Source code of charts
★ ★ ★ ★ ★ ★ ★
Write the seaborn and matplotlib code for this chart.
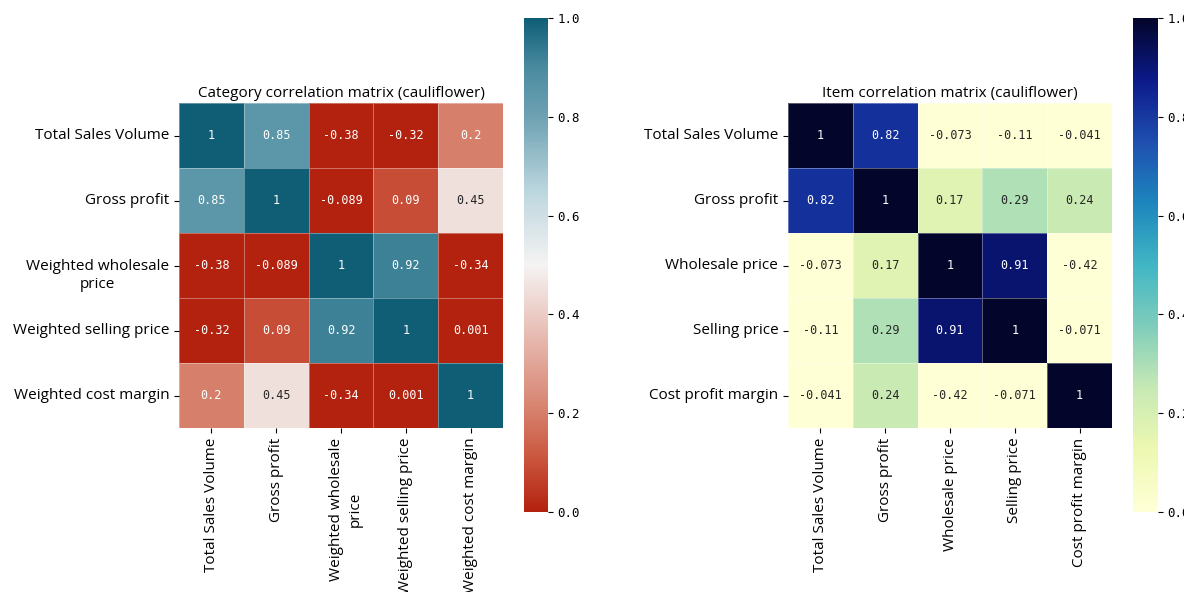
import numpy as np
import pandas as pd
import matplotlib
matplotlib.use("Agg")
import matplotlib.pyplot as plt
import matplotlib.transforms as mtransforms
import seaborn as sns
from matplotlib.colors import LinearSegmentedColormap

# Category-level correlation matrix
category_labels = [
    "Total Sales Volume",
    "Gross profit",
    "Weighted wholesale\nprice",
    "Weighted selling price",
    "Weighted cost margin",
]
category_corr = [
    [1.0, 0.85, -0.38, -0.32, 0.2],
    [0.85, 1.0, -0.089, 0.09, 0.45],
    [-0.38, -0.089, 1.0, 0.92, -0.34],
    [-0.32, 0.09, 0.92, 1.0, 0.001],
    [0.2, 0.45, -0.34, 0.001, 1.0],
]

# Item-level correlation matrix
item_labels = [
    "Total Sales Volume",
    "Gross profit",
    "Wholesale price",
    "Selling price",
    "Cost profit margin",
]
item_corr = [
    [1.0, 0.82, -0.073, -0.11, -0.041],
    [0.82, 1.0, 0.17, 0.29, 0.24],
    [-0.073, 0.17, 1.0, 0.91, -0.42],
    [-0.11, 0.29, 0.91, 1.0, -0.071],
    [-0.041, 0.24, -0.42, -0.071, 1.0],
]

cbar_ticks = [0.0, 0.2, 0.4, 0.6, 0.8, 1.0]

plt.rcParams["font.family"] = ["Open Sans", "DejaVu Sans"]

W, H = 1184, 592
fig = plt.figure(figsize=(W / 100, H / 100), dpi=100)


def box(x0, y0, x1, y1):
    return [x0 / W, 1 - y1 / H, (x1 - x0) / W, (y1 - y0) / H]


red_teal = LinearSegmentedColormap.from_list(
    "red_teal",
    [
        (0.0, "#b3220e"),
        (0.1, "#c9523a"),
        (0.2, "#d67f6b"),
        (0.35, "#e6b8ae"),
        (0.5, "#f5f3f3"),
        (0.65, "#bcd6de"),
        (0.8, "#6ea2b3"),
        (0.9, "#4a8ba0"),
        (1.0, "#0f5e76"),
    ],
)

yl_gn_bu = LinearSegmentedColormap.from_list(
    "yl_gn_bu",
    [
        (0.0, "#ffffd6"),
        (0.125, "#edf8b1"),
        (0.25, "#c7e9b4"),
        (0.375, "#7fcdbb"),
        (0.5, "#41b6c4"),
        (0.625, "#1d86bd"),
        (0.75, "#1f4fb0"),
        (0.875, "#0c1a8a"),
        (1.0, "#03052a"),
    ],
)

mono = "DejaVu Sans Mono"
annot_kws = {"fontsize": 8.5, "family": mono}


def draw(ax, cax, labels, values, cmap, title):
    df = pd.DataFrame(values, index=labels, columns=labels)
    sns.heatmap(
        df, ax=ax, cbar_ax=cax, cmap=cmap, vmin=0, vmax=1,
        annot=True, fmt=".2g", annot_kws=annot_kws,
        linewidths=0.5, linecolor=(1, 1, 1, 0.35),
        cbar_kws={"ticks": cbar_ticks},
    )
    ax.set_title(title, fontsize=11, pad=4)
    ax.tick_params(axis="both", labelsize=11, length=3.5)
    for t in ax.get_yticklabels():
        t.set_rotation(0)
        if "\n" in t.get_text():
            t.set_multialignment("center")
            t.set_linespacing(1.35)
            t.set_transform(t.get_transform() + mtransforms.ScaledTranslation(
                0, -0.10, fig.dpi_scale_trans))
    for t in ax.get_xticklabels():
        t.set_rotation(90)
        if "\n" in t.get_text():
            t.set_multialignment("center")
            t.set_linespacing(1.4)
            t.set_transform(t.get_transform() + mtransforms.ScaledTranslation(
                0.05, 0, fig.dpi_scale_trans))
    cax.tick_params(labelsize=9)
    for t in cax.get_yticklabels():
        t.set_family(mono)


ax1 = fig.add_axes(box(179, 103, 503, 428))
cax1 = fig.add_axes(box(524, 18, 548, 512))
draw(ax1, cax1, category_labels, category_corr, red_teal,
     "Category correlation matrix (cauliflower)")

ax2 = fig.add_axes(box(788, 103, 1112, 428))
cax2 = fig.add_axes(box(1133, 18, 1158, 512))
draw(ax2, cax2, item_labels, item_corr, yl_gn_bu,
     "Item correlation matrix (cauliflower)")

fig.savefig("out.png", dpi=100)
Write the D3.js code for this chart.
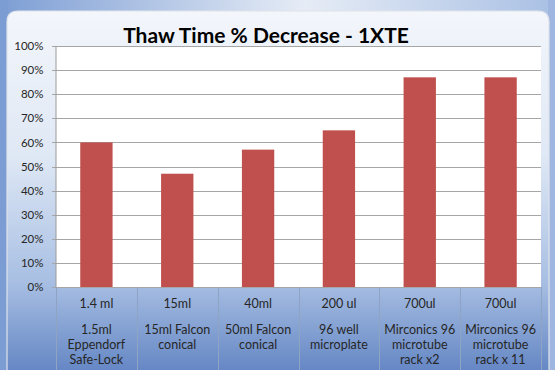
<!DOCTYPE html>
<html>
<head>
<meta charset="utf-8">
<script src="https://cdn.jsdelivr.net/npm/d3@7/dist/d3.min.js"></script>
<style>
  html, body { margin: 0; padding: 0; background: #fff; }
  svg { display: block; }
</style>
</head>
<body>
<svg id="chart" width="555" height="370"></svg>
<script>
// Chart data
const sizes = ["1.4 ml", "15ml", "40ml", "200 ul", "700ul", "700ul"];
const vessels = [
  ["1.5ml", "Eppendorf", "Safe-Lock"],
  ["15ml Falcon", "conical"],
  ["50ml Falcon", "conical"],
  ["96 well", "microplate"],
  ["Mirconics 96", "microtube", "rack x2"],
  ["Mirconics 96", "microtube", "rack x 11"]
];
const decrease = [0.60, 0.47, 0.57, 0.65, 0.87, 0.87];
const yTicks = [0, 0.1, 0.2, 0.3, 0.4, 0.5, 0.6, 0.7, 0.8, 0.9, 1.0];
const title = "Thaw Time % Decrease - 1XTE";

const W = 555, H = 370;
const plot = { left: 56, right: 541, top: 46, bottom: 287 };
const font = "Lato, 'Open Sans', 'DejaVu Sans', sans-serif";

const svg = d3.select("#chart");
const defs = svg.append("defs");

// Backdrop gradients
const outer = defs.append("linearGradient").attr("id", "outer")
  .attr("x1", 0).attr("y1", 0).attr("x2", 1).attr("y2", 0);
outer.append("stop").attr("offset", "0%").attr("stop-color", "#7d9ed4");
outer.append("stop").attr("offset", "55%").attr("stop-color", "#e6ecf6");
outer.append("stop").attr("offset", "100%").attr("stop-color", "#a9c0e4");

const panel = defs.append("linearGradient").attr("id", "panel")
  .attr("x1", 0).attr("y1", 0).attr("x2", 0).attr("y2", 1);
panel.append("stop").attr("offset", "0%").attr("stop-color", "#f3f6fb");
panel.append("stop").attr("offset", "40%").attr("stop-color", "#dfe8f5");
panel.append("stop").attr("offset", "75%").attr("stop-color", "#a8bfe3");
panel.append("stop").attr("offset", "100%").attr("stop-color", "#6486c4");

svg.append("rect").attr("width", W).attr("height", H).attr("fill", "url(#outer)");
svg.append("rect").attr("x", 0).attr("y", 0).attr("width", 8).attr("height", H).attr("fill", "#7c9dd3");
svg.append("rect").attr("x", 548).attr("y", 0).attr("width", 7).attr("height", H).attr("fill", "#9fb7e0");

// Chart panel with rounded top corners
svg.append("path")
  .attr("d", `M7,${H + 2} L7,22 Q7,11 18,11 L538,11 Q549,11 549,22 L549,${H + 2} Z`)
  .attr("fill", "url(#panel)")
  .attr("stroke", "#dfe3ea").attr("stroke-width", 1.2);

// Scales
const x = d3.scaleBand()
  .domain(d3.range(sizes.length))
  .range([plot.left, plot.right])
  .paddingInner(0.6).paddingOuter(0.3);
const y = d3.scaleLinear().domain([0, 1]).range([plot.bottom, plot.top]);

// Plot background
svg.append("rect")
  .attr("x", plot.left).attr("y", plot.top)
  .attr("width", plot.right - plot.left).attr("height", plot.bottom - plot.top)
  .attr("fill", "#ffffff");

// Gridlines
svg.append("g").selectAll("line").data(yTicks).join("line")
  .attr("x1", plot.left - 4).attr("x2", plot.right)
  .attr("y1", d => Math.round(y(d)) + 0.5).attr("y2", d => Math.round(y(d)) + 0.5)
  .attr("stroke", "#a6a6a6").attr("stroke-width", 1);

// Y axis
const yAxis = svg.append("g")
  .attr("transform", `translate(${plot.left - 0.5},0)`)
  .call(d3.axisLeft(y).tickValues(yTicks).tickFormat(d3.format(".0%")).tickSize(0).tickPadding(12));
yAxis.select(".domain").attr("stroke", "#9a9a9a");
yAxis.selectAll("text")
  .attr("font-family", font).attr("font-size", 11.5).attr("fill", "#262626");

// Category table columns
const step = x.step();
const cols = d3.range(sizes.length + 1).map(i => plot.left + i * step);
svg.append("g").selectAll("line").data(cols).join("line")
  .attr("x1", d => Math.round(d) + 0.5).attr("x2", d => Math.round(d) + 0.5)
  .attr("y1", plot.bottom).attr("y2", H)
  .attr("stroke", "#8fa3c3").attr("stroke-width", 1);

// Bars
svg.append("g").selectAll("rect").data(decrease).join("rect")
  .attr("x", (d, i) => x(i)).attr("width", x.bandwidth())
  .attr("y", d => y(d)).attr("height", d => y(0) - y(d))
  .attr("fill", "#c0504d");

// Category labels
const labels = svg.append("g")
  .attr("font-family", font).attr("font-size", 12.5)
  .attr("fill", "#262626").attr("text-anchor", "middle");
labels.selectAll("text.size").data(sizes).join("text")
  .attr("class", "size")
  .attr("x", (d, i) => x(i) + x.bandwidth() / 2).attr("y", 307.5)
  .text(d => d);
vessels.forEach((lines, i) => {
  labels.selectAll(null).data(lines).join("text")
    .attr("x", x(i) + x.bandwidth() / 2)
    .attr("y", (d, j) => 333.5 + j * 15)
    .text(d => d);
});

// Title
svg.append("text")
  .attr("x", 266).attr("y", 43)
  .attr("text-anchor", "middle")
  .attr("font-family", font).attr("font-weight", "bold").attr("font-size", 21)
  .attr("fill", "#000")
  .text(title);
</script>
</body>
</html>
★ ★ ★ ★ ★ ★ ★
__DIRECTION__:
Write out again, exactly, the lines from the start of the listing up to the line containing "cbar_ticks = [0.0, 0.2, 0.4, 0.6, 0.8, 1.0]", with both ends and without pictures.

__TASK OUTPUT__:
Write the seaborn and matplotlib code for this chart.
import numpy as np
import pandas as pd
import matplotlib
matplotlib.use("Agg")
import matplotlib.pyplot as plt
import matplotlib.transforms as mtransforms
import seaborn as sns
from matplotlib.colors import LinearSegmentedColormap

# Category-level correlation matrix
category_labels = [
    "Total Sales Volume",
    "Gross profit",
    "Weighted wholesale\nprice",
    "Weighted selling price",
    "Weighted cost margin",
]
category_corr = [
    [1.0, 0.85, -0.38, -0.32, 0.2],
    [0.85, 1.0, -0.089, 0.09, 0.45],
    [-0.38, -0.089, 1.0, 0.92, -0.34],
    [-0.32, 0.09, 0.92, 1.0, 0.001],
    [0.2, 0.45, -0.34, 0.001, 1.0],
]

# Item-level correlation matrix
item_labels = [
    "Total Sales Volume",
    "Gross profit",
    "Wholesale price",
    "Selling price",
    "Cost profit margin",
]
item_corr = [
    [1.0, 0.82, -0.073, -0.11, -0.041],
    [0.82, 1.0, 0.17, 0.29, 0.24],
    [-0.073, 0.17, 1.0, 0.91, -0.42],
    [-0.11, 0.29, 0.91, 1.0, -0.071],
    [-0.041, 0.24, -0.42, -0.071, 1.0],
]

cbar_ticks = [0.0, 0.2, 0.4, 0.6, 0.8, 1.0]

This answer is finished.